Each document the process of finding the space and comfort to address your own needs when everything around you feels too loud. They tell the story of upending your life and planting the roots back in healthier soil.

“I feel like the last time I was truly connected to myself was when I was a kid, before the changes of puberty started happening and the expectations rolled in,” Weiss nods.

“I'm always wearing Realtree camouflage now, and it’s trendy these days, but it’s also what I always wore as a kid. The album cover is a photo that my cousin took of me when I was around nine years old and had just gotten this full camouflage outfit. I would go out into our yard in the suburbs and hide in the woods pretending to be a creature. It's been cool to go back to those things as an adult and understand that the boxes society wants you to fit into are relative. Everybody's individual life can look totally different, and that's okay.”

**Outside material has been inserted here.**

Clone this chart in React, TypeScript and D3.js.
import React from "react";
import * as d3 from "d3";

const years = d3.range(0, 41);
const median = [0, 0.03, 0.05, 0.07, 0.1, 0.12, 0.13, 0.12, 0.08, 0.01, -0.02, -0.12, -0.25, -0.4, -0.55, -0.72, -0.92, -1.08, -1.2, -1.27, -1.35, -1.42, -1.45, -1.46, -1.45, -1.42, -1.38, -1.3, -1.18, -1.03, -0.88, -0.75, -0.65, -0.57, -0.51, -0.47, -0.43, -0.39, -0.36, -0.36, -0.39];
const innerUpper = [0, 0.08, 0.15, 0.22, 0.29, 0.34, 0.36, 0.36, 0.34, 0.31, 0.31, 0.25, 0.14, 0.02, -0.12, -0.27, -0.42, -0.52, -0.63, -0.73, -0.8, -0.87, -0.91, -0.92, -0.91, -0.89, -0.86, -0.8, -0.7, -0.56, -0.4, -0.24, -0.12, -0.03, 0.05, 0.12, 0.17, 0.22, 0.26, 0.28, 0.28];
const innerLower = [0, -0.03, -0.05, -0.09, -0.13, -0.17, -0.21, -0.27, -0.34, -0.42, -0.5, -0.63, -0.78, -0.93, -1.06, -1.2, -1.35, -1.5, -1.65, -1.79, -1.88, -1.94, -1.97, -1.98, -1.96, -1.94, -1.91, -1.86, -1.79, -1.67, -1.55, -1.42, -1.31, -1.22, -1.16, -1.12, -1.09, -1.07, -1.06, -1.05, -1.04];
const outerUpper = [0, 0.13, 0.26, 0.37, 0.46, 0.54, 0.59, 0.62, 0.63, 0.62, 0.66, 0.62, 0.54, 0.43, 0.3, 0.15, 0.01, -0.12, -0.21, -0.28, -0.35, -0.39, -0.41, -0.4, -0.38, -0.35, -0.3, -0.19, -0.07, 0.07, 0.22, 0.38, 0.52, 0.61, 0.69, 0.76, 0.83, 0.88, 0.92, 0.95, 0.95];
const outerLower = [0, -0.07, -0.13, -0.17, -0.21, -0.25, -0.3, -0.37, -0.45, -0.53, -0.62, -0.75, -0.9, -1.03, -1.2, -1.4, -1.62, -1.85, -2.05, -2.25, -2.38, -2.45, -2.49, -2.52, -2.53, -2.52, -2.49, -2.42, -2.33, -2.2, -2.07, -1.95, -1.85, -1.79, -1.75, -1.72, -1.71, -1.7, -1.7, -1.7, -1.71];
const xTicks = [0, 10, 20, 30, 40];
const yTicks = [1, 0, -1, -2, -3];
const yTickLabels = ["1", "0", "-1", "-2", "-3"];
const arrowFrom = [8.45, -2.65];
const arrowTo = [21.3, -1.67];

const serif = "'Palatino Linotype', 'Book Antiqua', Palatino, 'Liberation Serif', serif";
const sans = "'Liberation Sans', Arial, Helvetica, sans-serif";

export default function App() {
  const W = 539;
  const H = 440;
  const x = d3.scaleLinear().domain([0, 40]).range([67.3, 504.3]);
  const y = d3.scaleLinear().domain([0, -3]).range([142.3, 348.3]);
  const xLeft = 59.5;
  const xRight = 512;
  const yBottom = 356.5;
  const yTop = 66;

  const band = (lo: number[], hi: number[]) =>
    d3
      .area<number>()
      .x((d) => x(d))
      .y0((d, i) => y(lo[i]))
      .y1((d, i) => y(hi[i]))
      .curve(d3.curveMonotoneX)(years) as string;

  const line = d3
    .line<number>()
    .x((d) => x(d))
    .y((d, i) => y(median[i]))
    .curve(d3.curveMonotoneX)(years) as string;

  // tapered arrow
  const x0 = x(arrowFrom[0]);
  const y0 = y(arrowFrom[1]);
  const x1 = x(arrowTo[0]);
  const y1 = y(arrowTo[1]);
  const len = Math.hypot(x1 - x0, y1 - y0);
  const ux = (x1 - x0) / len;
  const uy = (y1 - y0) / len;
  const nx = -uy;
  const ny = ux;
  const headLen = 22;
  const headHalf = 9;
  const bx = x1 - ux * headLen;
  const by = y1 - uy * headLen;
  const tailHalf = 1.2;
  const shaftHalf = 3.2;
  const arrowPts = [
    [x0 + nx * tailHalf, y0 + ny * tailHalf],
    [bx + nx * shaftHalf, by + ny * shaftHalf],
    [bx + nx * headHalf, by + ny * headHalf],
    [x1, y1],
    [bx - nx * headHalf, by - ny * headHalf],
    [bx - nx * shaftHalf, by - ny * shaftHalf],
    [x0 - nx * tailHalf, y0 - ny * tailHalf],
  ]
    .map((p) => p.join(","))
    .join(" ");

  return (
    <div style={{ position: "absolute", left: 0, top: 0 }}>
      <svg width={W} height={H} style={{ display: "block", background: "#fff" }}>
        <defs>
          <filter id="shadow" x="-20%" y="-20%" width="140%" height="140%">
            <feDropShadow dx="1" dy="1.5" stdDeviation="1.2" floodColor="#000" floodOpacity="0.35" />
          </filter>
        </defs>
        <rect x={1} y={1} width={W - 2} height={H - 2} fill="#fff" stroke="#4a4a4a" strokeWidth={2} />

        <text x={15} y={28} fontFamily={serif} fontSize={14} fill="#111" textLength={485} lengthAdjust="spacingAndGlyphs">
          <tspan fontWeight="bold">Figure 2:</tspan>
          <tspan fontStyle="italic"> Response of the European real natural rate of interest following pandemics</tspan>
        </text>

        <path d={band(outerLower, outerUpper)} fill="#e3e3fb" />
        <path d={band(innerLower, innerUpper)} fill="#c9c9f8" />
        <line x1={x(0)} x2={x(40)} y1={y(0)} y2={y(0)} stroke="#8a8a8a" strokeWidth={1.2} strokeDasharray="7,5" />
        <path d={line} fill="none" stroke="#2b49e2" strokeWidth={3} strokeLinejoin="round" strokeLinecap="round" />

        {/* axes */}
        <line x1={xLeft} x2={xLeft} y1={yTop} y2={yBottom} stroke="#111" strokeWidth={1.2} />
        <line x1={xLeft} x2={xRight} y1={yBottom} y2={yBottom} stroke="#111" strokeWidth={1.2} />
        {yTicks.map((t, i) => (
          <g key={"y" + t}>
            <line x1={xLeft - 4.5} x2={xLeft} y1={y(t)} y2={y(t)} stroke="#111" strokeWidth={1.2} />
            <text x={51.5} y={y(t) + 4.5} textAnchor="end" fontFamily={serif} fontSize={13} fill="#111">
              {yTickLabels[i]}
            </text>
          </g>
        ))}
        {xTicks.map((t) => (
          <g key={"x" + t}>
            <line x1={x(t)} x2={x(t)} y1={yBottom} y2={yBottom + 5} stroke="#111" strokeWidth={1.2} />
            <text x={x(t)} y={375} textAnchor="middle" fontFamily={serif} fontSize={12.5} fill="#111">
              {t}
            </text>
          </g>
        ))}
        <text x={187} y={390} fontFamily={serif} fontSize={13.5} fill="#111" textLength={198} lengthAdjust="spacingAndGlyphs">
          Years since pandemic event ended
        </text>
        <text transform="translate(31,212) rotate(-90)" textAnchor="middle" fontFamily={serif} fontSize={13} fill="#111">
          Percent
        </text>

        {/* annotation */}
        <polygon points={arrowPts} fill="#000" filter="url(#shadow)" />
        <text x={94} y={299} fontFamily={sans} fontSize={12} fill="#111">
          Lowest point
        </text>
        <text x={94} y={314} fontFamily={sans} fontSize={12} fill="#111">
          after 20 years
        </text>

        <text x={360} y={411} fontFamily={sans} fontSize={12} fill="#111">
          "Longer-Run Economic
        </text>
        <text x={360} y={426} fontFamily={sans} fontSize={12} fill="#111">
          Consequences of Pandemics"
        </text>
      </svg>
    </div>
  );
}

An album of deep personal introspection, that feeling is charted in the teenage nostalgia of “New Day, Old Ghost,” a song about the childlike wonder of discovering music alongside friends. Inspired by one of Weiss’ childhood best friends who recently passed away, it’s a reminder that our time on Earth is fleeting but that wonder can be found in the smallest moments.

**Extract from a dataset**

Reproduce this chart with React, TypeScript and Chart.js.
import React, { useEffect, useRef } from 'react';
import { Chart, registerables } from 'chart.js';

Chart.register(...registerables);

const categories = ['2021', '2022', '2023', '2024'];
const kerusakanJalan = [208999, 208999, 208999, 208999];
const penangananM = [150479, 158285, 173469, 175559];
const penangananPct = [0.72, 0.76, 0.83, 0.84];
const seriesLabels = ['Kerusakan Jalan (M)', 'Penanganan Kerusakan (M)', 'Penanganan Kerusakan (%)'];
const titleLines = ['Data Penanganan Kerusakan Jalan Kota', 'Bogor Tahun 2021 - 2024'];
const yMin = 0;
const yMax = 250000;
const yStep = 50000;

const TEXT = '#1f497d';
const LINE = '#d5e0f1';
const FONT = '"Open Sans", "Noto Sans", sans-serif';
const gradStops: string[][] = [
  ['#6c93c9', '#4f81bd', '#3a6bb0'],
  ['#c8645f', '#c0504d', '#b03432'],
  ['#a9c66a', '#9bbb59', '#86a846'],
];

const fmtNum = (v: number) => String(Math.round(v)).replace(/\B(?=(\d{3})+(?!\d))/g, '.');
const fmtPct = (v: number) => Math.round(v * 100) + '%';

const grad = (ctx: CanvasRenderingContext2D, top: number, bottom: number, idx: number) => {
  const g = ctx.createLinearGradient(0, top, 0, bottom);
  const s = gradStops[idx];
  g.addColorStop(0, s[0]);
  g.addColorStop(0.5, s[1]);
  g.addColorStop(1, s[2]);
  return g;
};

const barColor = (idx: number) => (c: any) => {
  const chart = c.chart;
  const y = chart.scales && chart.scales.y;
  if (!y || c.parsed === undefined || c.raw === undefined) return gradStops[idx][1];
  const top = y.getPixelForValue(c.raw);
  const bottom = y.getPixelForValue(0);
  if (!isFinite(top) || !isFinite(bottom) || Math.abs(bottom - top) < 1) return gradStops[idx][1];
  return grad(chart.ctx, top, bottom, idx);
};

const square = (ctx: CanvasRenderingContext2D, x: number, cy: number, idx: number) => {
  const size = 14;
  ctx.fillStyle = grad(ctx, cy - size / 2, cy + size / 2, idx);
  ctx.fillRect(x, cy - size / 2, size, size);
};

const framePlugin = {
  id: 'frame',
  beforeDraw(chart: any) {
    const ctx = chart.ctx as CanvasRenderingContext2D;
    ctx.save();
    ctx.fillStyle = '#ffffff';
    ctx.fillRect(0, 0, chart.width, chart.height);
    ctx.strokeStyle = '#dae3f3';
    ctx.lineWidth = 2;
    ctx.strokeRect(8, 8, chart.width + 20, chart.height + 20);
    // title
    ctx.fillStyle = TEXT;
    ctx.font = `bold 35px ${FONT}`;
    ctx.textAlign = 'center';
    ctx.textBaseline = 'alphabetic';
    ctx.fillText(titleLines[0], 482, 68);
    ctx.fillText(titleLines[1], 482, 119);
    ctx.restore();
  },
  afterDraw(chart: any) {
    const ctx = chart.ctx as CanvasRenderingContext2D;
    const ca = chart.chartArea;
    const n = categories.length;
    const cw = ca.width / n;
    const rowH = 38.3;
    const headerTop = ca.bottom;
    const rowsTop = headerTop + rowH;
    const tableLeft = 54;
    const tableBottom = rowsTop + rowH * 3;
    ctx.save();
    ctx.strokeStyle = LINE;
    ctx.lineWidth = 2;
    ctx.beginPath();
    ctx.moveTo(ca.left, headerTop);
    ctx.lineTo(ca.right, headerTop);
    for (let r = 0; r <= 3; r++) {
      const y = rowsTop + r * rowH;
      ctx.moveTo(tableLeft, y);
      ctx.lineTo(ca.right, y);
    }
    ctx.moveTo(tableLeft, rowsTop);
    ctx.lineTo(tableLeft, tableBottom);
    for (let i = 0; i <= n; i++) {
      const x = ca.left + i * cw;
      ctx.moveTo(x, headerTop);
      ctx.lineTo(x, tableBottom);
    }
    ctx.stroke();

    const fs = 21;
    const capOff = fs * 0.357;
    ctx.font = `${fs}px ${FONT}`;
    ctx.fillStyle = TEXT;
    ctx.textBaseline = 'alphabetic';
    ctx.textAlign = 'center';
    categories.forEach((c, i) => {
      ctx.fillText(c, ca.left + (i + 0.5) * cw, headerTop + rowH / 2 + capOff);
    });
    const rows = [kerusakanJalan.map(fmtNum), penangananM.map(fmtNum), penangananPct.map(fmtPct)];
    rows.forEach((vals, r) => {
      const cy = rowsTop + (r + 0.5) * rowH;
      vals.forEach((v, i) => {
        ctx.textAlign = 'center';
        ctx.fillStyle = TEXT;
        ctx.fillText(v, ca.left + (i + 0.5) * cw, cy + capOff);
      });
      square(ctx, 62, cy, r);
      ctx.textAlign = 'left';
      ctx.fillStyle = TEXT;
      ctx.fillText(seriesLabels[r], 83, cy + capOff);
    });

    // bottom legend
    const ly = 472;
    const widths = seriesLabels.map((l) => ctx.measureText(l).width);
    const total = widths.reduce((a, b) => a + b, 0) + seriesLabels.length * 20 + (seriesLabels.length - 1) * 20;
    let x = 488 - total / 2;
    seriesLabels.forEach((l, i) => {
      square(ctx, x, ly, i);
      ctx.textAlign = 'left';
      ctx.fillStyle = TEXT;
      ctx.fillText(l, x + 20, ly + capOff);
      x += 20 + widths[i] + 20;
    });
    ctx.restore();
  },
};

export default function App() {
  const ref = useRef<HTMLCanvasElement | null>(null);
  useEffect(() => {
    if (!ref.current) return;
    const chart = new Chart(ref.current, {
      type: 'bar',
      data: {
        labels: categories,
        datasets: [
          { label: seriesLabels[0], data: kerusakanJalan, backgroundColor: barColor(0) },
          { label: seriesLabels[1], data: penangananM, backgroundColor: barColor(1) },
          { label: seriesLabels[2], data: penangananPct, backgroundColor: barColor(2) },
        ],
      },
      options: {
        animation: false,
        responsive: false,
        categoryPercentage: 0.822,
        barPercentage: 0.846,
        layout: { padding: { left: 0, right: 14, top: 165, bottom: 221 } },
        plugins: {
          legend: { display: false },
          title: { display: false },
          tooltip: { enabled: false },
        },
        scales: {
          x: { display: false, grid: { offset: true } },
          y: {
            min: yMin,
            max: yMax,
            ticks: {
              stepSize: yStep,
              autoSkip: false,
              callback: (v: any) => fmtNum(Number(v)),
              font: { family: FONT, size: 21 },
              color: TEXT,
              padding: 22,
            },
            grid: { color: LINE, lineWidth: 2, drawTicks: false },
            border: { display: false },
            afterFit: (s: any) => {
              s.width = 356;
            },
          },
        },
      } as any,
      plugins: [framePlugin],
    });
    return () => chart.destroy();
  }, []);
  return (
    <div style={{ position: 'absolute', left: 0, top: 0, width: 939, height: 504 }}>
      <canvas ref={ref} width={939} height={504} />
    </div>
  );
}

Letting people into the deepest crevices of their soul and allowing them to find solace within the stories that exist there, Weiss is culminating a community through authenticity. A reminder that the path to self-discovery is littered with ups and downs, The Long Way proves that no matter how many times you lose yourself along the way — you can always come back.

“It's like something has been unlocked and I feel more of a sense of being settled, which is funny because I'm not physically settled at all,” they explain.

“I was in Michigan all summer chasing the good weather, I've been in North Carolina recently, and when the tour is done, I'm going to bring my trailer back to California. I don't necessarily have a home base, or everything figured out, but in myself and what I want as a human being and as an artist — it feels like I’ve found the path towards it. Now, I just have to keep going forward.”

That forward motion doesn’t involve dropping completely off the grid, however, as Weiss will be the first to admit that they’re part of the “terminally online” generation. Thriving in the positive community found in online spaces, it’s further proof that no aspect of life needs to exist at the end of a spectrum, and for Weiss, finding beauty in nuance has played a key role in their growth.

It's a path that’s been far from linear, but regardless of the twists and turns it now takes, they know they’re headed in the right direction. No longer caught up in other people’s definitions of success, Weiss is simply focused on self-discovery, storytelling and chasing happiness. If anything else comes along? Well, that’s just the cherry on top.

“Before I thought that there was one map to follow, whereas now I realize there are no maps. I can just be me, and that’s the ultimate discovery. Queerness is so wonderful because there's no rules, and there are no maps. That can be the hard part because it's a little more difficult when you have to cut your own way, but it’s all been worth it for me.”